Top Massachusetts transportation official backs issuing permit to Wynn casino to break ground

Massachusetts' top transportation official says Wynn has adequately addressed traffic and transit issues surrounding its planned $1.7 billion casino project for the Everett waterfront.

State Transportation Secretary Stephanie Pollack, in a Friday letter to environmental officials, said she supports issuing a key state permit to Wynn that it needs to break ground on the project.

She said Wynn's plan for transit-related improvements in the area, including a commitment to invest over $7 million into subway operations, will address short-term issues and that longer-term fixes for the notoriously congested Sullivan Square, located near the entry of the proposed casino, shouldn't hold up the permit.

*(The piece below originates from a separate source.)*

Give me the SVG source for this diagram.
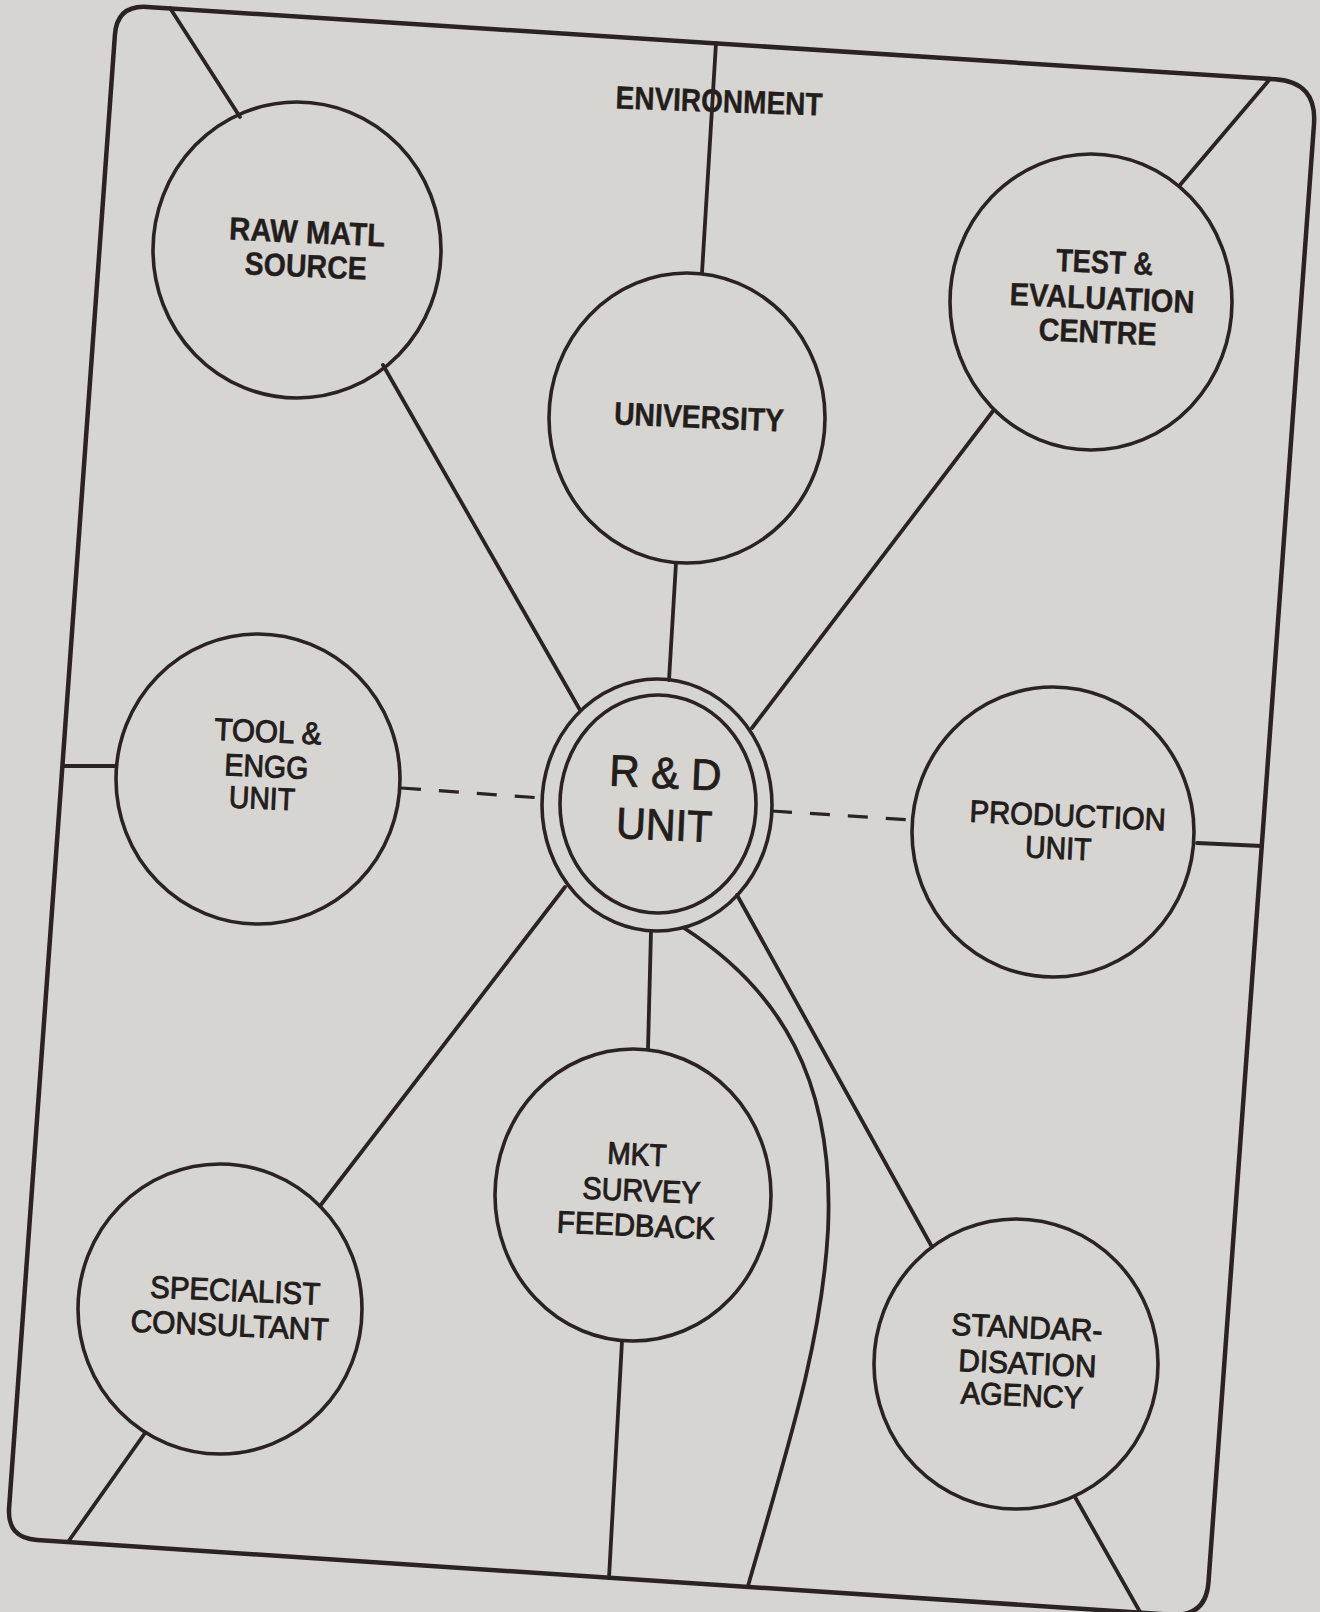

"As you know, this area has been subject to extensive planning over the past decade, and the long-term issues there go well beyond those posed by the proponent's development," Pollack writes in the letter provided by environmental officials Monday. "We believe that these longer-term issues are best addressed through a regional working group."

Pollack's letter comes after Attorney General Maura Healey called on officials in a letter last week to deny Wynn's permit until a long-term plan to address Sullivan Square's traffic is finalized. Healey is opposed to casinos and also lives in a neighborhood that will be affected by Wynn's project.

Boston, Revere and Somerville, also filed letters Friday objecting to Wynn's permit application, largely on the grounds that the casino project, billed as one of the state's largest single private developments ever, will have negative consequences for the traffic-clogged region.

"No long-term planning was involved, and the proposed casino will not be phased," Somerville Mayor Joseph Curtatone wrote. "Rather, the casino and all of its impacts will hit quick and will hit hard."

The three cities are separately suing the state Gaming Commission over its decision to award Wynn a casino license.

Massachusetts Energy and Environmental Affairs Secretary Matthew Beaton is expected to issue a decision by Friday. The Las Vegas casino giant's environmental and traffic plan has gone through numerous revisions since it was filed in 2013 and now totals over 10,000 pages.